Regardless, Bongiorno and the other Webmaster said the industry may have itself partly to blame for the current situation. Some terms are "hot-buttons" they said: words like lolita in particular.
"We do receive some traffic by no means of our own from a Yahoo! chat group called lolita something that put my link up without authorization from me, to send me hits," Bongiorno said. "Now, I'm assuming that's because I have a 'barely legal' girls site, which was the only one [of mine] cited. I honestly don't know [if the Yahoo! group encouraged pedophilia], because I don't surf the site. I'm afraid of all that crap getting on my hard drive. I just surfed back the traffic, saw that it was lolita something, and then I saw that they were promoting my site, which made me believe that they were legally using the word lolita, because I know I'm totally legal.
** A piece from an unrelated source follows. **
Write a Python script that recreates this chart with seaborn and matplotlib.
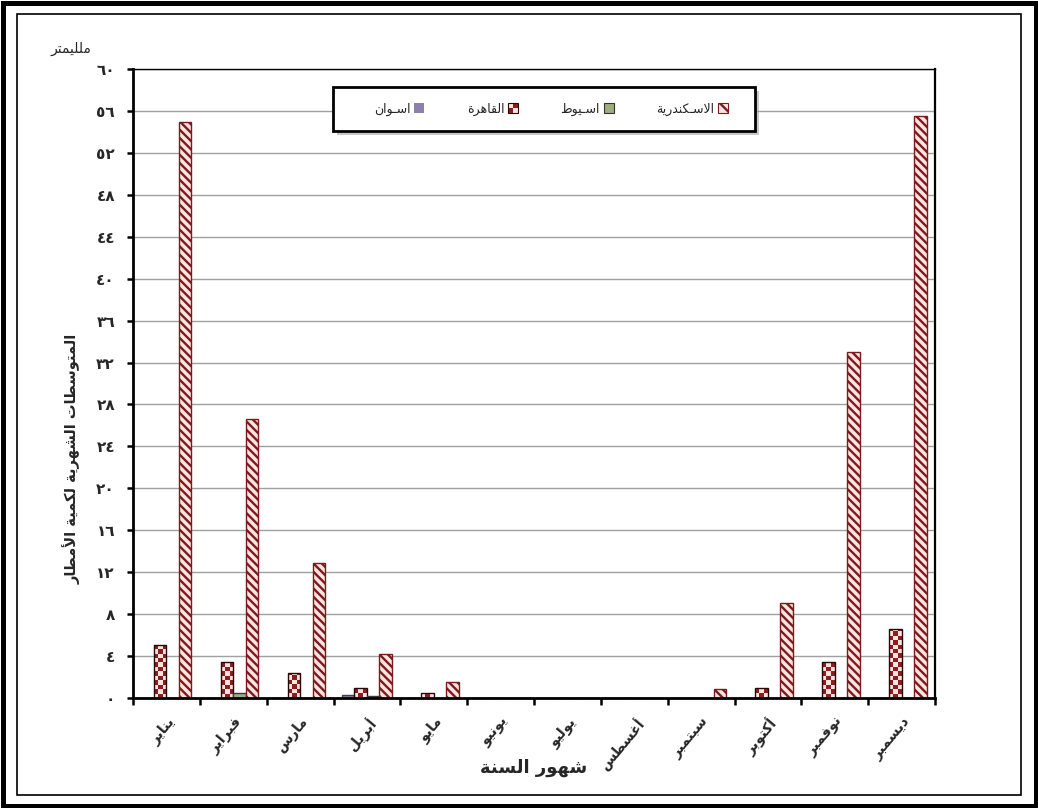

I thought that the fact that [surfers] might be sent to my site to look at legal content as opposed to illegal content was a good thing, so I figured I'd leave it alone."
The Webmaster who asked to remain anonymous said, "Affiliates will say and do anything to make sales, and because they are all over the world, they think they can say whatever they want to say. The Australian, European, and Russian guys say any fucking thing. They put us up on sites called 'Lolita Mpegs' and stuff like this, and all they have are links to our sites.
"We don't have the resources to patrol a hundred thousand links a day, even though I'm working on that right now; we're writing programs to follow all the links that come in to our sites," the Webmaster continued. "If it's coming down on us, we're going to start coming down on the affiliates for getting us in trouble. For example, I don't use the word lolita anywhere. I've always been opposed to that word. But I do see traffic coming from sites that do say the word lolita, and if I see any picture on there of a girl that's questionable, I'll dump them without telling them. But most of the sites that I see want to get paid, so they give me their real name and address, and if it's that easy to locate them, they're probably not doing anything wrong."
Both the Webmasters said they are ready and willing to address their grievances in court, if necessary.
"[Granholm's] punishing innocent companies, and she knows it," Bongiorno said. He's considering having his attorney draft a no-nonsense letter to Granholm criticizing her actions. "I am prepared to fight this thing. I don't know how much we have financially to fight it, but as long as we have the right backing and support, I'll fight this to the end."
It's liable to be a long fight, though. Walters said it's very important for industry insiders to pay attention as the situation and any resulting legal challenges unfold, as they have tremendous potential for precedent setting.
"This is going to be an industry-wide problem," the Webmaster who asked to remain anonymous said. "If [the Michigan attorney general is] successful at shutting down any of us, it's just going to give [law enforcement] encouragement to keep going."